### Problem:
State only the number of lines that contain the string "this".

### Material shown:
** Start **
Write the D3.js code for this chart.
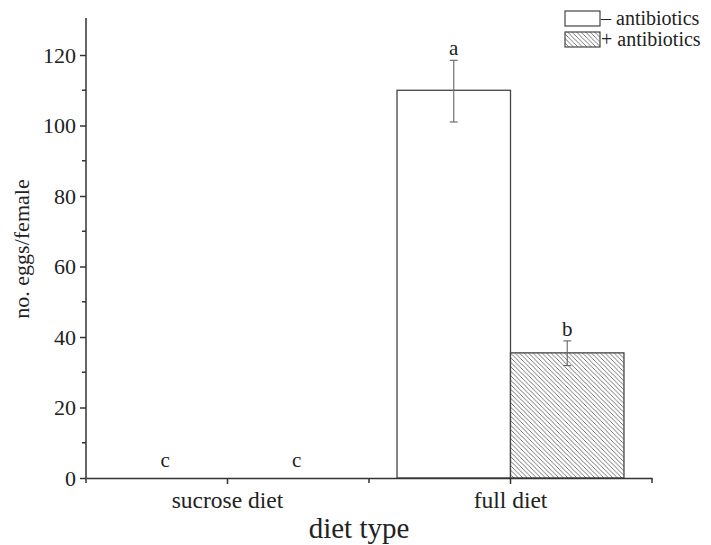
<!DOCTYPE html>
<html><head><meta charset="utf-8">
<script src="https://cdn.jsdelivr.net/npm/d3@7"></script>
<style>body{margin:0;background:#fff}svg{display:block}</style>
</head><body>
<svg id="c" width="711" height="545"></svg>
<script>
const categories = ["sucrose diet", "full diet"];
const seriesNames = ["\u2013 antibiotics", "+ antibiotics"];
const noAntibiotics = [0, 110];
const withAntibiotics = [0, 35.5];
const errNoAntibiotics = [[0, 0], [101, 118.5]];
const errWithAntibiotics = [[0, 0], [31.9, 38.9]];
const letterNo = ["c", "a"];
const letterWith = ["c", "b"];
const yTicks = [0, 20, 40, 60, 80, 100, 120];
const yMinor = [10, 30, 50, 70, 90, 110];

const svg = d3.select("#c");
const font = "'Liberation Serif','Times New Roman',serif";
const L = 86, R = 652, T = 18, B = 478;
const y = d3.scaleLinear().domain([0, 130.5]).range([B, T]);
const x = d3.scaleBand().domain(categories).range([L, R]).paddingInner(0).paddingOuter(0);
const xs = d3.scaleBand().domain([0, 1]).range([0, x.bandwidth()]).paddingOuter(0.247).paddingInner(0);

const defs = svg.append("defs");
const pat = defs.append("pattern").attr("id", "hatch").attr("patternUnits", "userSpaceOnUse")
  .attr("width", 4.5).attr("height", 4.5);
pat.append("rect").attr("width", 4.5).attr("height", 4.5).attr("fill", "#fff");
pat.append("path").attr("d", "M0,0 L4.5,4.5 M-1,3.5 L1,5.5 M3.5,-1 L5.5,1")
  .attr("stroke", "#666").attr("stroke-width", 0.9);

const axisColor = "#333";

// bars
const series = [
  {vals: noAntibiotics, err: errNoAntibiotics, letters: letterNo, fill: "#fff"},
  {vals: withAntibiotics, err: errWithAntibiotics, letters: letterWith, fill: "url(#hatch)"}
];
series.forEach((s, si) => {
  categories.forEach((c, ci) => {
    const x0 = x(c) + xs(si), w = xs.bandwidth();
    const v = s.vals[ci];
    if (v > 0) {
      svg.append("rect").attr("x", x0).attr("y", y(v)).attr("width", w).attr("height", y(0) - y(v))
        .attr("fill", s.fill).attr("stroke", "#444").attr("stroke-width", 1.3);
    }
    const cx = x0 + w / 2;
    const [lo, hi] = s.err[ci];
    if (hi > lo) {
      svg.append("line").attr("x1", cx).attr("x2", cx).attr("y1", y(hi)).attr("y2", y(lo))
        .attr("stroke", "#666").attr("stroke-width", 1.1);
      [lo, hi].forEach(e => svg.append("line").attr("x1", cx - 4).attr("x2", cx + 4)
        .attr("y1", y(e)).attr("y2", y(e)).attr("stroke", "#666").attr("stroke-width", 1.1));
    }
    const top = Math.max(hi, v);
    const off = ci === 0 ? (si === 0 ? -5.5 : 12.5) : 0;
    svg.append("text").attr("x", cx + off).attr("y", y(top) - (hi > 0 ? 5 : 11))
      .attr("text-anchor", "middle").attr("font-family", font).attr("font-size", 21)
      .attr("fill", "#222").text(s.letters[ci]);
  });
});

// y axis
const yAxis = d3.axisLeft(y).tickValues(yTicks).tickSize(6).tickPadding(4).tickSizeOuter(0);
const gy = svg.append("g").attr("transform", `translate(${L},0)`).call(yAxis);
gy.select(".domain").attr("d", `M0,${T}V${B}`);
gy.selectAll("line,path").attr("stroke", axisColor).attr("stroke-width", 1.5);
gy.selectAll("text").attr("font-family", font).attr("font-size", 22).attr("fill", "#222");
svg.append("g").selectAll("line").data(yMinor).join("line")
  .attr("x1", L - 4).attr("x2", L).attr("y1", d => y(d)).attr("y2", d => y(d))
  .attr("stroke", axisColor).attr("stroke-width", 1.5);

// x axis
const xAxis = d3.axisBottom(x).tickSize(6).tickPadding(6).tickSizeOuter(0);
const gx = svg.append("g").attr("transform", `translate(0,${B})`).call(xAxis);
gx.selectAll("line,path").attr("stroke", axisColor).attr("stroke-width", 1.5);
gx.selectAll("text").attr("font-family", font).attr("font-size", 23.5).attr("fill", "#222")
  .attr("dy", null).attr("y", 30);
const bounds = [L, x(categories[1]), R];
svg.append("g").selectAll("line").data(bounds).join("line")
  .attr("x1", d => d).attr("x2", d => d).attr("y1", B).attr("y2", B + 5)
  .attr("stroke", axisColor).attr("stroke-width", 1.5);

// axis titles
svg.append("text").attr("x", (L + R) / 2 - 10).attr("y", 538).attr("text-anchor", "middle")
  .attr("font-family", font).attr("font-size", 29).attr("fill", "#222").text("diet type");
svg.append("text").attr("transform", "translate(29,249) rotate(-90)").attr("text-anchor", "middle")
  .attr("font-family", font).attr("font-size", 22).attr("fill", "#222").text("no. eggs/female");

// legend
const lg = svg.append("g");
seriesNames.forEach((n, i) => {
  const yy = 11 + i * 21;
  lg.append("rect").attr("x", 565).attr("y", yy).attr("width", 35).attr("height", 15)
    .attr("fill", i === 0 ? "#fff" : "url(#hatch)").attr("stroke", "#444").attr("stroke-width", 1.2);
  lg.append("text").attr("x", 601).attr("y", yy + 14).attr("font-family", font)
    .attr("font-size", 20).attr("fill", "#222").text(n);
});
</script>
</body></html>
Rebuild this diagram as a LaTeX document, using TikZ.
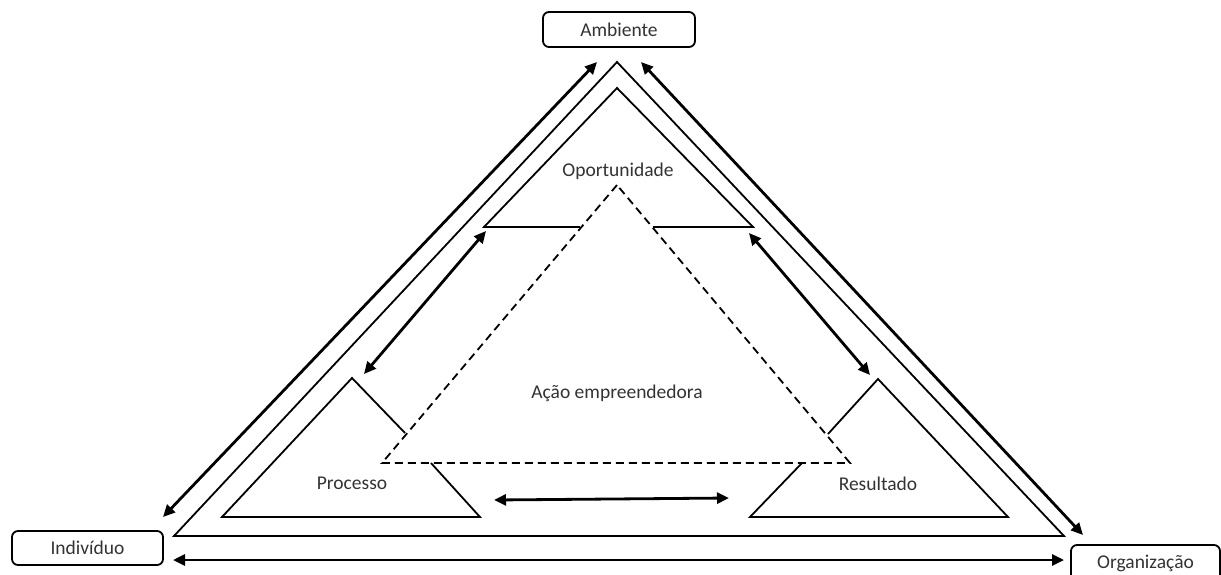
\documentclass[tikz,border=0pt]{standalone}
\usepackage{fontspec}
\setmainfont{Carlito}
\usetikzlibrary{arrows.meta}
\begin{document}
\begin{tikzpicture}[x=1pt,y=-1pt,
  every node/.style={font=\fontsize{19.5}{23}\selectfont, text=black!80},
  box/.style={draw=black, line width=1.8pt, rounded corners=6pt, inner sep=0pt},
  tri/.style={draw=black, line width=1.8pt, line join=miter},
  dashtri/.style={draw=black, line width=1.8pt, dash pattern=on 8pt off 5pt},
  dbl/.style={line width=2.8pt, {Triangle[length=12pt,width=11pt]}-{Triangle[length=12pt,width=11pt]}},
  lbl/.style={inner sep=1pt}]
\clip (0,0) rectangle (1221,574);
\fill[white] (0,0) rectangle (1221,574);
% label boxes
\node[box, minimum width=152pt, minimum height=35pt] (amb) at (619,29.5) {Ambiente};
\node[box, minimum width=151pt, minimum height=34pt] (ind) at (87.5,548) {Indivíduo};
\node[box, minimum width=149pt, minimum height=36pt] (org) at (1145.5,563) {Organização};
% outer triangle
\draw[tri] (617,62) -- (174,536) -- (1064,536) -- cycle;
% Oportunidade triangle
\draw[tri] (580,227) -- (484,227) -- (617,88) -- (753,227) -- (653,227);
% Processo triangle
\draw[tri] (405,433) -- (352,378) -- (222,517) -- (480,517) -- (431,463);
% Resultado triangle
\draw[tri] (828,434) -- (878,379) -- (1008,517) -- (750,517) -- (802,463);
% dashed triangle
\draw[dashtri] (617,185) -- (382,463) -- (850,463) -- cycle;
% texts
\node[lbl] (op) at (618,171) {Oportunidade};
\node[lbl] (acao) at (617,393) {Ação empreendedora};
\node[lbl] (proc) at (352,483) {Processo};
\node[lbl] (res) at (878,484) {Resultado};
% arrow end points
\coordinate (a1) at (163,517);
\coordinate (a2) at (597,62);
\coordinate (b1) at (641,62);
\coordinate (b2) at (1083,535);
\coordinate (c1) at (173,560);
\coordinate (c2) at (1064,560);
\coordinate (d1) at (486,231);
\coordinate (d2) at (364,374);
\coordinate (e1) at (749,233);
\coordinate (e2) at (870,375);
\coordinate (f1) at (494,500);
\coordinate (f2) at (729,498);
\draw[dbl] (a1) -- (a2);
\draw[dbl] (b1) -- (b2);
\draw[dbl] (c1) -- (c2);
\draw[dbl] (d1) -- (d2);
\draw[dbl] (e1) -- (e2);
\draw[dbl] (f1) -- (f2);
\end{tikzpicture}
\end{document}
** End **
### In response:
2